SEGUNDO HERÁCLITO, o combate é pai de todas as coisas; dessa persperctiva o século 20 é heraclitiano, pois nele, a guerra se tornou o horizonte fatal do pensamento. A luta mortal e a mobilização total tornaram-se a forma corrente -alguns dizem única- da vida do Estado à qual todos devem se submeter. A guerra tornou-se objetivo e meta. Eis por que tantos estariam de acordo com Napoleão sobre uma constatação: a guerra é a forma moderna da tragédia. Impalpável, ela é o nome genérico para um vasto desastre humano. Ao descrever Waterloo, Victor Hugo sintetizou o fato e o conceito: "Quem ganhou a batalha não foi Wellington ou Blüchner, que não combateu; mas Cambronne". Ao responder ao pedido de "Bravos franceses, rendam-se!", ele resumiu a coisa: "Merda!".

Mary del Priore


A GUERRA, PELO MENOS A MODERNA, é a manobra essencial dos impérios do capital em crise de expansão.

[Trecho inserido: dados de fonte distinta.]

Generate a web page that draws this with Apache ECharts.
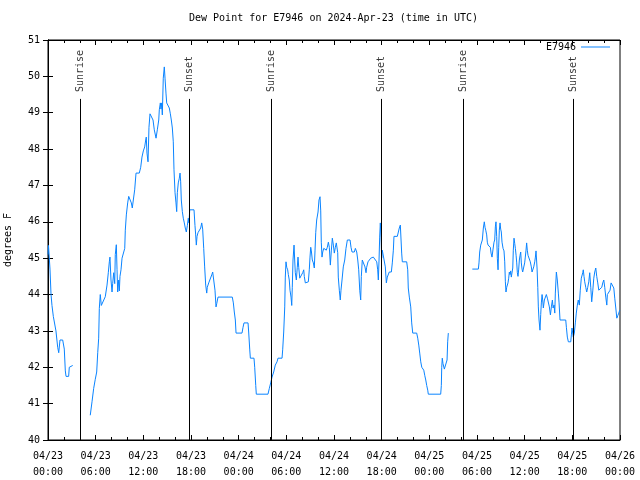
<!DOCTYPE html>
<html>
<head>
<meta charset="utf-8">
<script src="https://cdn.jsdelivr.net/npm/echarts@6/dist/echarts.min.js"></script>
<style>html,body{margin:0;padding:0;background:#fff;}#c{width:640px;height:480px;}</style>
</head>
<body>
<div id="c"></div>
<script>
// x values are hours since 2024-04-23 00:00 UTC
const xTickLabels = ['04/23\n00:00','04/23\n06:00','04/23\n12:00','04/23\n18:00','04/24\n00:00','04/24\n06:00','04/24\n12:00','04/24\n18:00','04/25\n00:00','04/25\n06:00','04/25\n12:00','04/25\n18:00','04/26\n00:00'];
const sunTimes = [4.07, 17.83, 28.1, 41.95, 52.25, 66.12];
const sunNames = ['Sunrise','Sunset','Sunrise','Sunset','Sunrise','Sunset'];

const obsA = [[0,45.1],[0.06,45.35],[0.19,45.35],[0.25,44.7],[0.38,44.0],[0.5,43.7],[0.67,43.4],[1.0,43.0],[1.22,42.55],[1.35,42.4],[1.51,42.75],[1.85,42.75],[2.05,42.5],[2.18,41.9],[2.27,41.75],[2.6,41.75],[2.68,42.0],[2.81,42.05],[3.11,42.05]];

const obsB = [[5.32,40.68],[5.54,41.05],[5.75,41.42],[5.95,41.67],[6.13,41.87],[6.26,42.4],[6.38,42.8],[6.46,43.62],[6.58,44.0],[6.71,43.7],[6.89,43.7],[7.21,43.94],[7.43,44.26],[7.59,44.6],[7.72,44.9],[7.8,45.03],[7.93,44.4],[8.06,44.07],[8.14,44.3],[8.27,44.6],[8.4,44.3],[8.47,45.1],[8.6,45.37],[8.69,44.68],[8.77,44.07],[8.9,44.4],[8.98,44.1],[9.06,44.5],[9.19,44.68],[9.32,45.0],[9.48,45.05],[9.66,45.27],[9.73,45.77],[9.86,46.19],[10.03,46.52],[10.16,46.7],[10.36,46.7],[10.49,46.52],[10.61,46.38],[10.74,46.6],[10.91,46.88],[11.08,47.34],[11.49,47.34],[11.67,47.5],[11.83,47.78],[12.0,47.95],[12.17,48.06],[12.3,48.25],[12.37,48.33],[12.46,47.89],[12.59,47.65],[12.71,48.6],[12.84,48.97],[13.09,48.97],[13.22,48.8],[13.38,48.53],[13.6,48.3],[13.76,48.53],[13.94,48.8],[14.01,49.08],[14.14,49.27],[14.22,49.1],[14.31,49.27],[14.39,48.94],[14.51,49.95],[14.64,50.26],[14.73,49.95],[14.85,49.54],[14.94,49.27],[15.14,49.27],[15.27,49.13],[15.4,48.97],[15.52,48.8],[15.65,48.58],[15.77,48.2],[15.86,47.43],[15.99,46.8],[16.11,46.52],[16.2,46.28],[16.28,46.8],[16.4,47.07],[16.53,47.2],[16.62,47.34],[16.7,47.1],[16.78,46.6],[16.91,46.28],[17.03,46.1],[17.16,45.97],[17.28,45.83],[17.41,45.72],[17.54,45.9],[17.66,46.1],[17.75,45.97],[17.84,46.33],[18.38,46.33],[18.5,45.9],[18.59,45.64],[18.67,45.36],[18.76,45.6],[18.88,45.7],[19.1,45.72],[19.22,45.83],[19.35,45.97],[19.47,45.8],[19.6,45.27],[19.72,44.76],[19.85,44.26],[19.98,44.04],[20.05,44.2],[20.23,44.32],[20.48,44.35],[20.61,44.54],[20.73,44.62],[20.9,44.62],[21.02,44.12],[21.15,43.66],[21.24,43.75],[21.4,43.93],[23.2,43.93],[23.33,43.77],[23.45,43.52],[23.58,43.3],[23.67,42.94],[24.42,42.94],[24.55,43.1],[24.67,43.22],[25.18,43.22],[25.26,42.97],[25.39,42.5],[25.47,42.25],[25.93,42.25],[26.02,42.0],[26.15,41.5],[26.22,41.26],[27.69,41.26],[27.86,41.42],[28.03,41.57],[28.2,41.73],[28.41,41.87],[28.61,42.06],[28.83,42.15],[28.95,42.25],[29.46,42.25],[29.54,42.48],[29.67,42.97],[29.8,43.66],[29.87,44.48],[29.96,44.9],[30.05,44.75],[30.17,44.68],[30.25,44.55],[30.37,44.4],[30.46,44.12],[30.59,43.93],[30.68,43.7],[30.75,44.2],[30.84,44.95],[30.97,45.36],[31.05,44.95],[31.13,44.6],[31.26,44.4],[31.38,44.75],[31.47,45.03],[31.56,44.75],[31.69,44.45],[31.81,44.4],[31.94,44.42],[32.06,44.6],[32.19,44.68],[32.26,44.5],[32.39,44.32],[32.64,44.32],[32.77,44.35],[32.89,44.68],[32.98,45.03],[33.07,45.3],[33.15,45.2],[33.27,44.95],[33.4,44.87],[33.52,44.73],[33.61,45.2],[33.7,45.7],[33.82,46.05],[33.99,46.27],[34.11,46.6],[34.24,46.69],[34.33,46.3],[34.4,45.44],[34.49,45.03],[34.58,45.17],[34.71,45.27],[34.91,45.27],[35.03,45.22],[35.16,45.3],[35.29,45.44],[35.41,45.3],[35.54,44.81],[35.66,45.2],[35.79,45.55],[35.92,45.36],[36.04,45.14],[36.17,45.3],[36.29,45.42],[36.47,45.15],[36.54,44.48],[36.67,44.12],[36.79,43.85],[36.88,44.12],[37.01,44.4],[37.17,44.76],[37.35,44.95],[37.51,45.27],[37.68,45.5],[38.02,45.5],[38.14,45.3],[38.27,45.17],[38.56,45.17],[38.69,45.27],[38.77,45.27],[38.86,45.17],[38.99,44.95],[39.11,44.68],[39.24,44.12],[39.36,43.85],[39.44,44.5],[39.56,44.95],[39.78,44.95],[39.9,44.76],[40.03,44.6],[40.11,44.75],[40.28,44.9],[40.44,44.92],[40.62,45.0],[40.95,45.03],[41.2,45.03],[41.38,44.9],[41.5,44.68],[41.58,44.4],[41.67,44.95],[41.75,45.58],[41.83,45.97],[41.92,45.58],[42.0,45.0],[42.08,45.22],[42.21,45.17],[42.33,45.27],[42.46,44.76],[42.59,44.32],[42.71,44.48],[42.84,44.5],[42.96,44.62],[43.22,44.62],[43.34,44.87],[43.47,45.22],[43.55,45.6],[43.97,45.6],[44.15,45.65],[44.22,45.83],[44.35,45.91],[44.44,45.5],[44.52,45.14],[44.6,44.9],[45.15,44.9],[45.28,44.68],[45.35,44.18],[45.48,43.93],[45.66,43.66],[45.78,43.22],[45.91,42.94],[46.41,42.94],[46.54,42.8],[46.67,42.61],[46.79,42.39],[46.92,42.15],[47.05,42.0],[47.3,41.92],[47.42,41.78],[47.55,41.65],[47.67,41.5],[47.8,41.37],[47.87,41.26],[49.43,41.26],[49.51,41.5],[49.56,42.0],[49.63,42.25],[49.72,42.1],[49.89,41.95],[50.14,41.95],[50.23,42.2],[50.31,42.7],[50.39,42.94]];

const obsC = [[53.41,44.7],[54.17,44.7],[54.25,44.87],[54.34,45.17],[54.47,45.36],[54.59,45.36],[54.67,45.5],[54.8,45.83],[54.92,46.0],[55.01,45.85],[55.1,45.77],[55.22,45.64],[55.3,45.44],[55.39,45.36],[55.68,45.3],[55.77,45.14],[55.89,45.03],[56.02,45.25],[56.14,45.44],[56.23,45.5],[56.31,45.86],[56.39,46.0],[56.48,45.6],[56.56,45.0],[56.65,44.68],[56.73,45.3],[56.81,45.77],[56.9,45.97],[56.98,45.8],[57.06,45.72],[57.15,45.44],[57.28,45.27],[57.4,45.2],[57.49,44.9],[57.57,44.35],[57.65,44.07],[57.74,44.2],[57.82,44.15],[57.9,44.32],[57.99,44.45],[58.07,44.62],[58.16,44.55],[58.24,44.65],[58.32,44.48],[58.41,44.48],[58.5,44.73],[58.57,45.22],[58.66,45.55],[58.75,45.4],[58.83,45.27],[58.92,45.08],[59.0,44.87],[59.08,44.6],[59.16,44.5],[59.25,44.7],[59.33,44.95],[59.42,45.08],[59.5,45.17],[59.58,44.87],[59.67,44.7],[59.75,44.62],[59.92,44.62],[60.0,44.87],[60.08,45.03],[60.17,45.22],[60.25,45.42],[60.33,45.22],[60.42,45.08],[60.55,45.03],[60.71,44.9],[60.84,44.76],[60.93,44.62],[61.05,44.62],[61.14,44.76],[61.27,44.9],[61.35,45.03],[61.43,45.2],[61.56,44.73],[61.65,44.2],[61.72,43.66],[61.81,43.3],[61.93,43.02],[62.02,43.45],[62.1,43.77],[62.19,44.0],[62.27,43.85],[62.35,43.63],[62.48,43.85],[62.6,43.9],[62.73,44.0],[62.86,43.9],[62.98,43.9],[63.11,43.66],[63.24,43.44],[63.36,43.66],[63.49,43.85],[63.58,43.63],[63.7,43.71],[63.79,43.49],[63.86,44.04],[63.99,44.62],[64.11,44.4],[64.24,44.04],[64.33,43.77],[64.45,43.3],[65.17,43.3],[65.25,43.1],[65.37,42.83],[65.5,42.7],[65.8,42.7],[65.88,42.89],[65.96,43.08],[66.05,42.94],[66.12,42.83],[66.25,42.94],[66.38,43.22],[66.5,43.49],[66.63,43.71],[66.75,43.85],[66.88,43.71],[67.0,44.12],[67.13,44.45],[67.31,44.6],[67.38,44.68],[67.47,44.5],[67.56,44.35],[67.69,44.2],[67.81,44.07],[67.94,44.2],[68.07,44.35],[68.19,44.6],[68.32,44.2],[68.44,43.8],[68.57,44.1],[68.7,44.45],[68.82,44.62],[68.95,44.73],[69.07,44.5],[69.2,44.32],[69.33,44.12],[69.58,44.12],[69.71,44.2],[69.83,44.32],[69.96,44.4],[70.08,44.2],[70.21,43.93],[70.34,43.71],[70.41,44.0],[70.62,44.0],[70.75,44.12],[70.88,44.32],[71.09,44.32],[71.22,44.18],[71.34,43.9],[71.47,43.63],[71.6,43.35],[71.72,43.42],[71.85,43.49],[71.97,43.57]];

const sunLineTop = 49.38;
const sunLabelY = 49.57;

const FONT = 'DejaVu Sans Mono';
const lineData = obsA.concat([[4.0,'-']], obsB, [[52.0,'-']], obsC);

const chart = echarts.init(document.getElementById('c'), null, {renderer: 'canvas'});
const axisCommon = {
  axisLine: {show: true, lineStyle: {color: '#000', width: 1}},
  splitLine: {show: false}
};
chart.setOption({
  animation: false,
  backgroundColor: '#fff',
  textStyle: {fontFamily: FONT},
  title: {
    text: 'Dew Point for E7946 on 2024-Apr-23 (time in UTC)',
    left: 189, top: 13, padding: 0,
    textStyle: {fontFamily: FONT, fontSize: 10, fontWeight: 'normal', color: '#000'}
  },
  legend: {
    data: ['E7946'],
    right: 30, top: 42, padding: 0,
    align: 'right',
    icon: 'rect', itemWidth: 29, itemHeight: 1,
    textStyle: {fontFamily: FONT, fontSize: 10, color: '#000'}
  },
  grid: {left: 48, right: 20, top: 40, bottom: 40, show: true, borderColor: '#000', borderWidth: 1,
         backgroundColor: 'transparent', containLabel: false, outerBoundsMode: 'none'},
  xAxis: [
    Object.assign({
      type: 'value', min: 0, max: 72, interval: 6, position: 'bottom',
      axisTick: {show: true, inside: true, length: 5, lineStyle: {color: '#000'}},
      minorTick: {show: true, splitNumber: 3, length: 3, lineStyle: {color: '#000'}},
      axisLabel: {
        show: true, margin: 8, color: '#000', fontFamily: FONT, fontSize: 10, lineHeight: 16,
        showMinLabel: true, showMaxLabel: true,
        formatter: v => xTickLabels[Math.round(v / 6)]
      }
    }, axisCommon),
    Object.assign({
      type: 'value', min: 0, max: 72, interval: 6, position: 'top',
      axisTick: {show: true, inside: true, length: 5, lineStyle: {color: '#000'}},
      minorTick: {show: true, splitNumber: 3, length: 3, lineStyle: {color: '#000'}},
      axisLabel: {show: false}
    }, axisCommon)
  ],
  yAxis: [
    Object.assign({
      type: 'value', min: 40, max: 51, interval: 1, position: 'left',
      name: 'degrees F', nameLocation: 'middle', nameGap: 35, nameRotate: 90,
      nameTextStyle: {fontFamily: FONT, fontSize: 10, color: '#000'},
      axisTick: {show: true, inside: true, length: 5, lineStyle: {color: '#000'}},
      axisLabel: {show: true, margin: 8, color: '#000', fontFamily: FONT, fontSize: 10}
    }, axisCommon),
    Object.assign({
      type: 'value', min: 40, max: 51, interval: 1, position: 'right',
      axisTick: {show: true, inside: true, length: 5, lineStyle: {color: '#000'}},
      axisLabel: {show: false}
    }, axisCommon)
  ],
  series: [
    {
      name: 'E7946', type: 'line', xAxisIndex: 0, yAxisIndex: 0,
      data: lineData, showSymbol: false, symbol: 'none', connectNulls: false,
      color: '#0a84ff',
      lineStyle: {color: '#0a84ff', width: 1},
      markLine: {
        silent: true, symbol: ['none', 'none'], animation: false,
        lineStyle: {color: '#000', width: 1, type: 'solid'},
        label: {show: false},
        data: sunTimes.map(t => [{coord: [t, 40]}, {coord: [t, sunLineTop]}])
      },
      z: 3
    },
    {
      name: 'sun', type: 'scatter', xAxisIndex: 0, yAxisIndex: 0,
      symbolSize: 1, itemStyle: {color: 'rgba(0,0,0,0)'},
      silent: true,
      data: sunTimes.map((t, i) => ({name: sunNames[i], value: [t, sunLabelY]})),
      label: {
        show: true, position: 'inside', rotate: 90, align: 'left', verticalAlign: 'middle',
        formatter: '{b}', color: '#000', fontFamily: FONT, fontSize: 10
      }
    }
  ]
});
</script>
</body>
</html>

Para Conrad, olhando para o imperialismo britânico, é simplesmente "o horror". Para Copolla, olhando para Conrad e para os Estados Unidos no Vietnã, também. Para o fascista Marinetti é a "higiene do mundo". O cinismo fascista sempre sonha em embelezar o horror do qual a guerra é fonte e resultado. Fico com Goya, que viveu o horror e a sujeira das guerras napoleônicas, para quem ela é o mais terrível monstro produzido pelo sonho da razão. Hoje esse monstro mora nas Bolsas, no mercado e na Casa Branca.